If the Americans don't beat Jamaica in Rio, the "rivalry" may complete its transition into a one-sided affair in favor of the island nation.
Athletes to Watch
Usain Bolt, Jamaica
Still the planet's fastest man, Bolt has a chance to leave Rio with an otherworldly "triple-triple" over three Olympics, meaning he will have taken gold in the 100, 200, and 4x100 relay in Beijing, London and Rio. He is the overwhelming favorite in Thursday's 200-meter final, so should he cruise to victory as expected in that event, the 4x100 will be the clincher.
We are witnessing history, folks.
Justin Gatlin, USA
Although he has a 100-meter silver medal to bring back home from Brazil, Justin Gatlin has a demon to exorcise. That demon happens to be a 6-foot-5 Jamaican by the name of Bolt, who was supposed to face serious challenges from the 34-year-old Gatlin in both the 100 and 200. Gatlin lost to Bolt by just 0.08 seconds in the 100-meter final, but didn't even qualify for the final in Wednesday nights' 200-meter heats.
Bolt, who cruised through to the final with a smile on his face, said he wasn't surprised.
"It's just the fact you're getting old. To double at a championship where the young guys are stepping up is really hard," he said, according to the Daily Mail.
Gatlin has had an up-and-down career with a legacy that will include a four-year doping suspension lurking among his triumphs, which include a 100-meter gold medal at the 2004 Athens Olympics. Firing back at Bolt by running the fastest split in a U.S. victory in the 4x100-meter relay would go a long way in removing some tarnish off that legacy.
Who Are the Sleepers?
The Brits are having a fine season and actually have the world's best time heading into the Olympics. That time, 37.78 seconds, was clocked last month on their home turf at the IAAF Diamond League competition in London. That was a competition in which both Bolt and Team USA were absent, but a repeat of the time would mean at least a bronze medal.
The Chinese have never won an Olympic relay medal, but they took silver on their home turf at the 2015 World Championships with a time of 38.01 seconds. Their top time in 2016 is a solid 38.21 seconds, which could contend for a bronze.

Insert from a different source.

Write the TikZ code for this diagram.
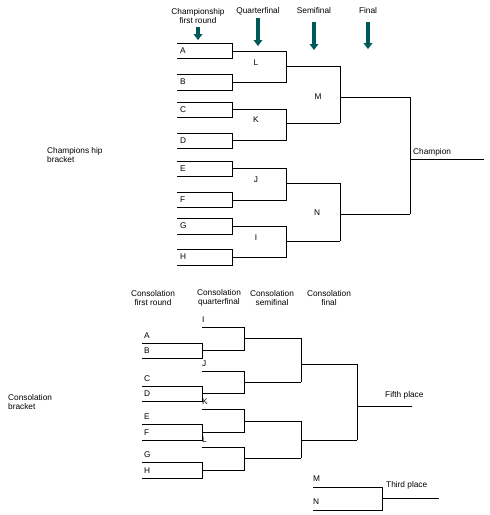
\documentclass[tikz,border=0pt]{standalone}
\usepackage{fontspec}
\setmainfont{Liberation Sans}
\begin{document}
\begin{tikzpicture}[x=1pt,y=-1pt,
  lbl/.style={font=\fontsize{8.3}{8.8}\selectfont,inner sep=0pt},
  hdr/.style={lbl,align=center},
  ln/.style={line width=0.8pt},
  arr/.style={draw=none,fill=teal!70!black}]
\useasboundingbox (0,0) rectangle (490,515);
\newcommand{\myDownArr}[3]{% x, ytop, ybot
  \fill[arr] ({#1-1.8},#2) rectangle ({#1+1.8},{#3-6});
  \fill[arr] ({#1-4.5},{#3-6}) -- ({#1+4.5},{#3-6}) -- (#1,#3) -- cycle;}
% headers championship
\node[hdr] (h1) at (198,16) {Championship\\first round};
\node[hdr] (h2) at (258,11) {Quarterfinal};
\node[hdr] (h3) at (314,11) {Semifinal};
\node[hdr] (h4) at (368,11) {Final};
\myDownArr{198}{27}{40}
\myDownArr{258}{18}{46}
\myDownArr{314}{22}{50}
\myDownArr{368}{22}{49}
\node[hdr,align=left,anchor=west] (cb) at (47,155) {Champions hip\\bracket};
\node[hdr,align=left,anchor=west] (sb) at (8,402) {Consolation\\bracket};
% first round boxes
\foreach \n/\t/\b in {A/43/58,B/74/90,C/102/117,D/133/148,E/161/176,F/192/207,G/218/234,H/249/265}{
  \draw[ln] (177,\t) -- (232,\t) -- (232,\b) -- (177,\b);
  \node[lbl,anchor=west] (t\n) at (180,{(\t+\b)/2}) {\n};
}
% quarterfinal
\foreach \n/\a/\b/\m in {L/51/82/66,K/109/140/123,J/168/200/183,I/226/257/241}{
  \draw[ln] (232,\a) -- (286,\a) -- (286,\b) -- (232,\b);
  \draw[ln] (286,\m) -- (340,\m);
  \node[lbl] (q\n) at (256,{\m-3}) {\n};
}
\draw[ln] (340,66) -- (340,123); \draw[ln] (340,97) -- (410,97);
\node[lbl] (sM) at (318,97) {M};
\draw[ln] (340,183) -- (340,241); \draw[ln] (340,214) -- (410,214);
\node[lbl] (sN) at (317,213) {N};
\draw[ln] (410,97) -- (410,214); \draw[ln] (410,159) -- (484,159);
\node[lbl,anchor=west] (champ) at (413,152) {Champion};
% consolation headers
\node[hdr] (c1) at (153,298) {Consolation\\first round};
\node[hdr] (c2) at (219,298) {Consolation\\quarterfinal};
\node[hdr] (c3) at (272,298) {Consolation\\semifinal};
\node[hdr] (c4) at (329,298) {Consolation\\final};
% consolation first round pairs
\foreach \p/\q/\t/\b in {A/B/343/358,C/D/386/401,E/F/424/440,G/H/462/478}{
  \draw[ln] (142,\t) -- (202,\t) -- (202,\b) -- (142,\b);
  \node[lbl,anchor=west] (u\p) at (144,{\t-7}) {\p};
  \node[lbl,anchor=west] (u\q) at (144,{\b-7}) {\q};
}
\foreach \n/\y/\m/\c in {I/327/350/338,J/371/393/382,K/409/432/421,L/447/470/458}{
  \draw[ln] (202,\y) -- (244,\y) -- (244,\m) -- (202,\m);
  \draw[ln] (244,\c) -- (301,\c);
  \node[lbl,anchor=west] (v\n) at (202,{\y-7}) {\n};
}
\draw[ln] (301,338) -- (301,382); \draw[ln] (301,364) -- (357,364);
\draw[ln] (301,421) -- (301,458); \draw[ln] (301,440) -- (357,440);
\draw[ln] (357,364) -- (357,440); \draw[ln] (357,406) -- (412,406);
\node[lbl,anchor=west] (fifth) at (385,395) {Fifth place};
\draw[ln] (313,487) -- (382,487) -- (382,510) -- (313,510);
\draw[ln] (382,498) -- (439,498);
\node[lbl,anchor=west] (wM) at (313,479) {M};
\node[lbl,anchor=west] (wN) at (313,502) {N};
\node[lbl,anchor=west] (third) at (386,485) {Third place};
\end{tikzpicture}
\end{document}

Clocking a sub-38 of 37.88 seconds in the heats at last year's World Championships, the French have performed consistently since a bronze-medal finish at the last Olympics. The team's season-best marks have been 38.45 or below since 2010.
You just can't bet against a relay team that has a healthy Usain Bolt running an anchor leg.

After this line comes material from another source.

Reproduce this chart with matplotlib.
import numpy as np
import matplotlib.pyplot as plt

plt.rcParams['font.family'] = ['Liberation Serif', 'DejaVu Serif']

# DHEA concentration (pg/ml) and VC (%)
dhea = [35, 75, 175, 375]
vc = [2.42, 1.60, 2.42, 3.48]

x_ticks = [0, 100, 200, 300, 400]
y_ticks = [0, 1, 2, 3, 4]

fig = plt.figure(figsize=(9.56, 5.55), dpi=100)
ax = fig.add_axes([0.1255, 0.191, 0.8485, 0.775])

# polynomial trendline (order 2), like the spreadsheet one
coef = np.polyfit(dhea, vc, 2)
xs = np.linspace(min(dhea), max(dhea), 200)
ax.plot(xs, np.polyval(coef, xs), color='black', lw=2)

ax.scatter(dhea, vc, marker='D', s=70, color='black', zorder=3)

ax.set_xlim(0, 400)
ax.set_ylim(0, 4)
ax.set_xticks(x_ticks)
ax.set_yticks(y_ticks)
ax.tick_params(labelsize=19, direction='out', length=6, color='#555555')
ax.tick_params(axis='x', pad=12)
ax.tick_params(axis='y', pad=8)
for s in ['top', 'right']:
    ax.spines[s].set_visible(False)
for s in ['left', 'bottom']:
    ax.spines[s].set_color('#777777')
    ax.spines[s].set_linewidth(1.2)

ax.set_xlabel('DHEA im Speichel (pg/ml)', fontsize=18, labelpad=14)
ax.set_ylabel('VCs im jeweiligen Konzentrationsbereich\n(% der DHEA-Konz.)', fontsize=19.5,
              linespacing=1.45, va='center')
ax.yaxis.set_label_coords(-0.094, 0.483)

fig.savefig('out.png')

Recalling Team USA's win at the World Relays in Nassau, perhaps Ryan Bailey should have held back considering Yohan Blake—Jamaica's second-best runner—was not even running. The Americans know it will take a major effort to build a lead big enough to account for Bolt, and simply passing the baton legally and effectively is going to take a lot of Team USA's focus. The thought of a dropped baton or botched handoff could be too big to overcome for this foursome.
With that said, Justin Gatlin should run an inspired leg for the U.S. in his last Olympics (he's 34), especially after falling to Bolt in the individual 100-meter race. The other challengers will all be waiting to pounce should Jamaica or the U.S. run subpar races.